Harker’s second cause for concern about tight labor markets is that worker shortages could increasingly constrain the economy’s ability to expand.

“What we’re seeing now is that firms all across the spectrum are desperately looking for workers,” he said, noting that job openings now exceed job seekers. “This is not a normal circumstance in our economy.”

“What I’m worried about is not so much inflation — I think we can keep that under control — it is that if we don’t have the workforce we need we won’t maintain the economic growth we’ve come to expect.”

Harker is seeing shortages of workers everywhere from agriculture to manufacturing to service industries to health care to construction.

“Now, it hasn’t yet translated into wage pressure we’d come to expect, but we’re starting to hear people not only looking for mid-year increases in prices for their goods, but mid-year increases in salaries to retain their workers.”

Another potential source of price pressure is tariffs, Harker warns.

He has not yet trimmed his economic forecasts while the outcome of trade negotiations remains in doubt, but he’s wary about how higher tariffs might affect his industrialized district. “Until we get more clarity on that issue I’m not willing to make any changes, but it is something we’re noting as a downside risk….”

“The question of course is, if the tariffs are on for a while, what flows through to the end consumer over a period of time?” he asked.

“That’s still debatable, but if there’s a big, sustained set of broad-based tariffs I think it’s inevitable you’d see prices rise.”

As an example of the kind of pressures that are brewing, Harker cited a business contact in his district who told him a foreign supplier announced “I’m going to give you a 10% increase because of aluminum tariffs.” When the U.S. contact told the supplier, “this is a final product, not raw aluminum; you’re not subject to those tariffs,” he was told, “I know, but I might be. That’s why I’m asking for it now.”

Harker said “there is a lot of pent-up pressure that we’re feeling — that people have been unable to raise prices for a long period of time through the recovery.

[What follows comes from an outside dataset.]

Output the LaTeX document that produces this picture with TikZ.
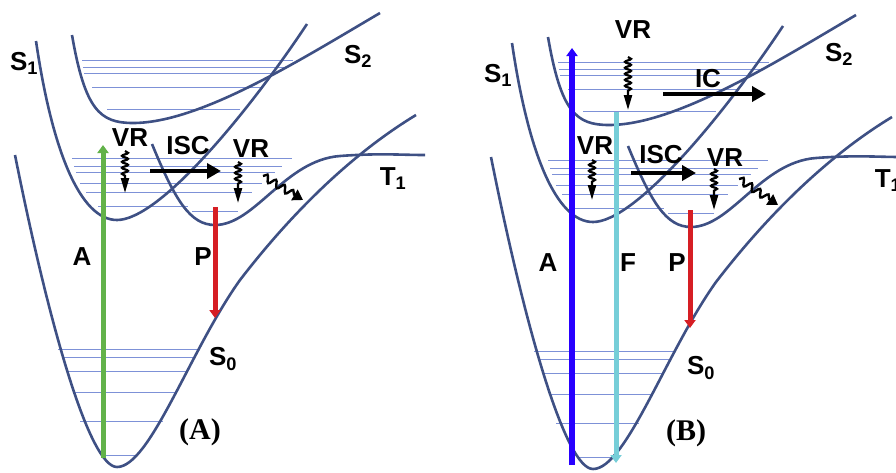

So we’re hearing from different contacts that they’re considering for the first time in a long time price increases.”

Some of his colleagues have warned that holding rates down too long could generate financial risks and imbalances even if it doesn’t cause inflation, and Harker said he “shares(s) some of that concern in terms of being alert to those issues and watchful.”

Harker said he doesn’t “see any bubble” at this time, but said avoiding that is another reason to “move rates prudently to neutral.” But again, he said that means just three rate hikes this year and next, not more.

In raising rates, Harker said the Fed must be mindful that “if the yield curve becomes flatter that does put pressure on banks, particularly smaller banks.”

Increased financial market volatility also bothers Harker: “I think the volatility is a symptom of a deeper issue, which is maintaining the confidence of the consumer and business to buy, to invest….”

If volatility is a function of uncertainty that’s not a good sign…,” he said. “It’s very difficult to make decisions in that environment.”

The FOMC deleted from its June 13 policy statement the previous assertion that “the federal funds rate is likely to remain, for some time, below levels that are expected to prevail in the longer run.” It continued to say “the stance of monetary policy remains accommodative.”

Harker said it was “appropriate” to “recognize that we are approaching neutral.” He sees no near-term need to further change FOMC forward guidance, for instance, to stop calling policy “accommodative,” but said, “I think it’s pretty clear we are moving to that neutral stance within in the next year or year and a half or two. At that point we should recognize that in our statement, and I think we will eventually.”